* START DATA *
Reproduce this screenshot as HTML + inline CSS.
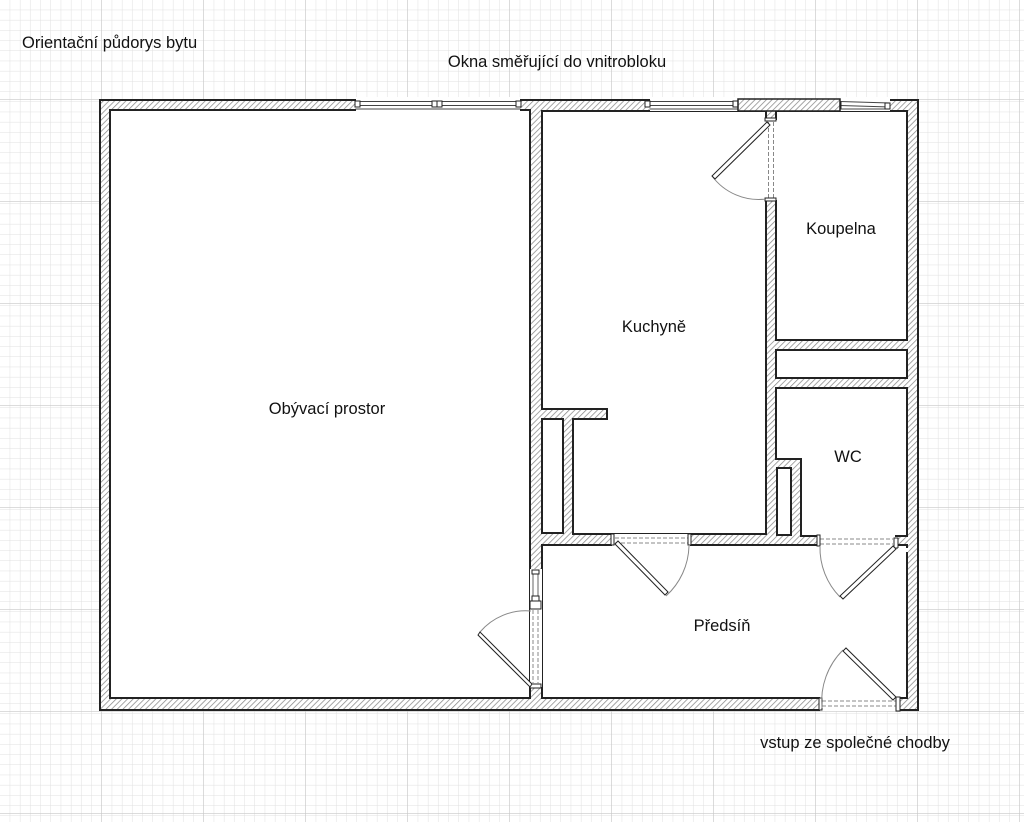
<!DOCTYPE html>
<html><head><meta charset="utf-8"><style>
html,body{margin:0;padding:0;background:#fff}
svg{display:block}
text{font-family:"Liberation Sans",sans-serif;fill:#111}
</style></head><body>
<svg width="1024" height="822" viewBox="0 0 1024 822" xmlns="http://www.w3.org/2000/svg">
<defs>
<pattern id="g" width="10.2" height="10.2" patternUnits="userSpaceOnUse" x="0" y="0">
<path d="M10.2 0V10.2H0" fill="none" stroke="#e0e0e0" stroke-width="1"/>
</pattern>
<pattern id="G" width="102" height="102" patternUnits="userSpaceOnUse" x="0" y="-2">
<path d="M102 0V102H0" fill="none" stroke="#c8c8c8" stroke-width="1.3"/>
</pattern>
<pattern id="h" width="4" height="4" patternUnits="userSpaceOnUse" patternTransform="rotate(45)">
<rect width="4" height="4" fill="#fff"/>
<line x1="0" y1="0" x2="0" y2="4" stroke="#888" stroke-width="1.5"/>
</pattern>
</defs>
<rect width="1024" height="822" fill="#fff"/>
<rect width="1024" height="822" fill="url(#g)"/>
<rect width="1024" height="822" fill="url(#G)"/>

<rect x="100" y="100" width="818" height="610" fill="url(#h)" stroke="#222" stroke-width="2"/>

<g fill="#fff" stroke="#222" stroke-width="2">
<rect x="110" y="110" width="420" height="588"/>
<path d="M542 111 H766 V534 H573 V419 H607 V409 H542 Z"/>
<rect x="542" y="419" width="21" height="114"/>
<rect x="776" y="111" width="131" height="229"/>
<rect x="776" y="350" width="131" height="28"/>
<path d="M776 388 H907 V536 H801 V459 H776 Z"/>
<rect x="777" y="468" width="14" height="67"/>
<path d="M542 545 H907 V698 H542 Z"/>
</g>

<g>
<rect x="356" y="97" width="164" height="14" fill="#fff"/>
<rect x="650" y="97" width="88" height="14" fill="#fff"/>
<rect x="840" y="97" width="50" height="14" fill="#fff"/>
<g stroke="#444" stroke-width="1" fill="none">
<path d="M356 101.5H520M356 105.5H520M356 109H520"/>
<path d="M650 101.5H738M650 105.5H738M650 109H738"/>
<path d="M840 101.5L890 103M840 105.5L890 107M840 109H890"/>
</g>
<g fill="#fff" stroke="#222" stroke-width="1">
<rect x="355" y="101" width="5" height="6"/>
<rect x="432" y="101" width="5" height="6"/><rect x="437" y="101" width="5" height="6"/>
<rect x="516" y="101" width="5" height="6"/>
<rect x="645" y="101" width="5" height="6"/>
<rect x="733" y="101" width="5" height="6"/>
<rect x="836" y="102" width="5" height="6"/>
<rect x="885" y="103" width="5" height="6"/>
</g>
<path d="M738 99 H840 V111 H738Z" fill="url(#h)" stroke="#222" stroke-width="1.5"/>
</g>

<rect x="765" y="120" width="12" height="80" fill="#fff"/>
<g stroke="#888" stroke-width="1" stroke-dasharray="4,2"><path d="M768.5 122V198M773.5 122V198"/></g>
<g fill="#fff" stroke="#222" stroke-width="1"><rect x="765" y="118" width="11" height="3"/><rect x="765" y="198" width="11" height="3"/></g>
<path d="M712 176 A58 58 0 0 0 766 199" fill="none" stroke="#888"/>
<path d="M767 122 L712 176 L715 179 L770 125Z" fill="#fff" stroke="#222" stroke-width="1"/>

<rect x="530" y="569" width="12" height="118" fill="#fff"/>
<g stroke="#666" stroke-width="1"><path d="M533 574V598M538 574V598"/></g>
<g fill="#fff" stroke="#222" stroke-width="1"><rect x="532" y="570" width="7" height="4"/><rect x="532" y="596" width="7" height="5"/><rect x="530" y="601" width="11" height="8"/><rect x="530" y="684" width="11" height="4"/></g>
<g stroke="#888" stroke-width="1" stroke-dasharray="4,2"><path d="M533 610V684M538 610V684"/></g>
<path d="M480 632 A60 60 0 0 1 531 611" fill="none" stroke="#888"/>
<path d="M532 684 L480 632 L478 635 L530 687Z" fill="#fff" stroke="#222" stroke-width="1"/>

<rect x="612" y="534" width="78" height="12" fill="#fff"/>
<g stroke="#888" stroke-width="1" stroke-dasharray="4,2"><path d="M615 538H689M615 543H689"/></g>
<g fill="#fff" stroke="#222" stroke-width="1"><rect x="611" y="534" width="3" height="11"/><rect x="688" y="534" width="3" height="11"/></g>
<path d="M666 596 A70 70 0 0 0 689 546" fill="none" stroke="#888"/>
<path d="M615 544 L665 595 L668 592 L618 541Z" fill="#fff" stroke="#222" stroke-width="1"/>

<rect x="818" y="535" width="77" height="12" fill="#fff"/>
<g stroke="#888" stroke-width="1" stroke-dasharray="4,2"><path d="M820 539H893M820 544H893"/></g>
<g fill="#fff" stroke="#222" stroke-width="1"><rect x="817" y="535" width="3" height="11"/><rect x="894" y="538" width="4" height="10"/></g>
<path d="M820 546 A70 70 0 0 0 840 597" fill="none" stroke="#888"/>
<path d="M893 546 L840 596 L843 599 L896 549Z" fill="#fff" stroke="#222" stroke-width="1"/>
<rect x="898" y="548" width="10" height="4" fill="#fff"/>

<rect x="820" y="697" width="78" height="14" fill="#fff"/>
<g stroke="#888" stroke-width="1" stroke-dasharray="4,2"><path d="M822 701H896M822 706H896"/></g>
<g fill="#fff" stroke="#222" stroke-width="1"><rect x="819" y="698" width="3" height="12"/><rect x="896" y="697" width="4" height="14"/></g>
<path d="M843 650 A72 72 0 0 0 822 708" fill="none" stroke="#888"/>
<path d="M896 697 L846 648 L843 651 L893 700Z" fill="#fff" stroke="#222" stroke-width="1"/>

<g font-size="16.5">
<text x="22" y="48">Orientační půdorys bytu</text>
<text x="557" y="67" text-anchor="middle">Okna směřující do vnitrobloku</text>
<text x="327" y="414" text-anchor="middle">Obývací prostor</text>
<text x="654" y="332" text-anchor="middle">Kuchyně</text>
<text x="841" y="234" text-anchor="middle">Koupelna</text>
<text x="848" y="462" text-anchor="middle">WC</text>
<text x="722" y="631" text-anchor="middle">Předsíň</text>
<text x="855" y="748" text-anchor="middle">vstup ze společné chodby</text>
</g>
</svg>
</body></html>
* END DATA *
AIM OF THE TASK: Your copy of the data should match it exactly, except that pictures are left out.

FULL ANSWER:
Reproduce this screenshot as HTML + inline CSS.
<!DOCTYPE html>
<html><head><meta charset="utf-8"><style>
html,body{margin:0;padding:0;background:#fff}
svg{display:block}
text{font-family:"Liberation Sans",sans-serif;fill:#111}
</style></head><body>
<svg width="1024" height="822" viewBox="0 0 1024 822" xmlns="http://www.w3.org/2000/svg">
<defs>
<pattern id="g" width="10.2" height="10.2" patternUnits="userSpaceOnUse" x="0" y="0">
<path d="M10.2 0V10.2H0" fill="none" stroke="#e0e0e0" stroke-width="1"/>
</pattern>
<pattern id="G" width="102" height="102" patternUnits="userSpaceOnUse" x="0" y="-2">
<path d="M102 0V102H0" fill="none" stroke="#c8c8c8" stroke-width="1.3"/>
</pattern>
<pattern id="h" width="4" height="4" patternUnits="userSpaceOnUse" patternTransform="rotate(45)">
<rect width="4" height="4" fill="#fff"/>
<line x1="0" y1="0" x2="0" y2="4" stroke="#888" stroke-width="1.5"/>
</pattern>
</defs>
<rect width="1024" height="822" fill="#fff"/>
<rect width="1024" height="822" fill="url(#g)"/>
<rect width="1024" height="822" fill="url(#G)"/>

<rect x="100" y="100" width="818" height="610" fill="url(#h)" stroke="#222" stroke-width="2"/>

<g fill="#fff" stroke="#222" stroke-width="2">
<rect x="110" y="110" width="420" height="588"/>
<path d="M542 111 H766 V534 H573 V419 H607 V409 H542 Z"/>
<rect x="542" y="419" width="21" height="114"/>
<rect x="776" y="111" width="131" height="229"/>
<rect x="776" y="350" width="131" height="28"/>
<path d="M776 388 H907 V536 H801 V459 H776 Z"/>
<rect x="777" y="468" width="14" height="67"/>
<path d="M542 545 H907 V698 H542 Z"/>
</g>

<g>
<rect x="356" y="97" width="164" height="14" fill="#fff"/>
<rect x="650" y="97" width="88" height="14" fill="#fff"/>
<rect x="840" y="97" width="50" height="14" fill="#fff"/>
<g stroke="#444" stroke-width="1" fill="none">
<path d="M356 101.5H520M356 105.5H520M356 109H520"/>
<path d="M650 101.5H738M650 105.5H738M650 109H738"/>
<path d="M840 101.5L890 103M840 105.5L890 107M840 109H890"/>
</g>
<g fill="#fff" stroke="#222" stroke-width="1">
<rect x="355" y="101" width="5" height="6"/>
<rect x="432" y="101" width="5" height="6"/><rect x="437" y="101" width="5" height="6"/>
<rect x="516" y="101" width="5" height="6"/>
<rect x="645" y="101" width="5" height="6"/>
<rect x="733" y="101" width="5" height="6"/>
<rect x="836" y="102" width="5" height="6"/>
<rect x="885" y="103" width="5" height="6"/>
</g>
<path d="M738 99 H840 V111 H738Z" fill="url(#h)" stroke="#222" stroke-width="1.5"/>
</g>

<rect x="765" y="120" width="12" height="80" fill="#fff"/>
<g stroke="#888" stroke-width="1" stroke-dasharray="4,2"><path d="M768.5 122V198M773.5 122V198"/></g>
<g fill="#fff" stroke="#222" stroke-width="1"><rect x="765" y="118" width="11" height="3"/><rect x="765" y="198" width="11" height="3"/></g>
<path d="M712 176 A58 58 0 0 0 766 199" fill="none" stroke="#888"/>
<path d="M767 122 L712 176 L715 179 L770 125Z" fill="#fff" stroke="#222" stroke-width="1"/>

<rect x="530" y="569" width="12" height="118" fill="#fff"/>
<g stroke="#666" stroke-width="1"><path d="M533 574V598M538 574V598"/></g>
<g fill="#fff" stroke="#222" stroke-width="1"><rect x="532" y="570" width="7" height="4"/><rect x="532" y="596" width="7" height="5"/><rect x="530" y="601" width="11" height="8"/><rect x="530" y="684" width="11" height="4"/></g>
<g stroke="#888" stroke-width="1" stroke-dasharray="4,2"><path d="M533 610V684M538 610V684"/></g>
<path d="M480 632 A60 60 0 0 1 531 611" fill="none" stroke="#888"/>
<path d="M532 684 L480 632 L478 635 L530 687Z" fill="#fff" stroke="#222" stroke-width="1"/>

<rect x="612" y="534" width="78" height="12" fill="#fff"/>
<g stroke="#888" stroke-width="1" stroke-dasharray="4,2"><path d="M615 538H689M615 543H689"/></g>
<g fill="#fff" stroke="#222" stroke-width="1"><rect x="611" y="534" width="3" height="11"/><rect x="688" y="534" width="3" height="11"/></g>
<path d="M666 596 A70 70 0 0 0 689 546" fill="none" stroke="#888"/>
<path d="M615 544 L665 595 L668 592 L618 541Z" fill="#fff" stroke="#222" stroke-width="1"/>

<rect x="818" y="535" width="77" height="12" fill="#fff"/>
<g stroke="#888" stroke-width="1" stroke-dasharray="4,2"><path d="M820 539H893M820 544H893"/></g>
<g fill="#fff" stroke="#222" stroke-width="1"><rect x="817" y="535" width="3" height="11"/><rect x="894" y="538" width="4" height="10"/></g>
<path d="M820 546 A70 70 0 0 0 840 597" fill="none" stroke="#888"/>
<path d="M893 546 L840 596 L843 599 L896 549Z" fill="#fff" stroke="#222" stroke-width="1"/>
<rect x="898" y="548" width="10" height="4" fill="#fff"/>

<rect x="820" y="697" width="78" height="14" fill="#fff"/>
<g stroke="#888" stroke-width="1" stroke-dasharray="4,2"><path d="M822 701H896M822 706H896"/></g>
<g fill="#fff" stroke="#222" stroke-width="1"><rect x="819" y="698" width="3" height="12"/><rect x="896" y="697" width="4" height="14"/></g>
<path d="M843 650 A72 72 0 0 0 822 708" fill="none" stroke="#888"/>
<path d="M896 697 L846 648 L843 651 L893 700Z" fill="#fff" stroke="#222" stroke-width="1"/>

<g font-size="16.5">
<text x="22" y="48">Orientační půdorys bytu</text>
<text x="557" y="67" text-anchor="middle">Okna směřující do vnitrobloku</text>
<text x="327" y="414" text-anchor="middle">Obývací prostor</text>
<text x="654" y="332" text-anchor="middle">Kuchyně</text>
<text x="841" y="234" text-anchor="middle">Koupelna</text>
<text x="848" y="462" text-anchor="middle">WC</text>
<text x="722" y="631" text-anchor="middle">Předsíň</text>
<text x="855" y="748" text-anchor="middle">vstup ze společné chodby</text>
</g>
</svg>
</body></html>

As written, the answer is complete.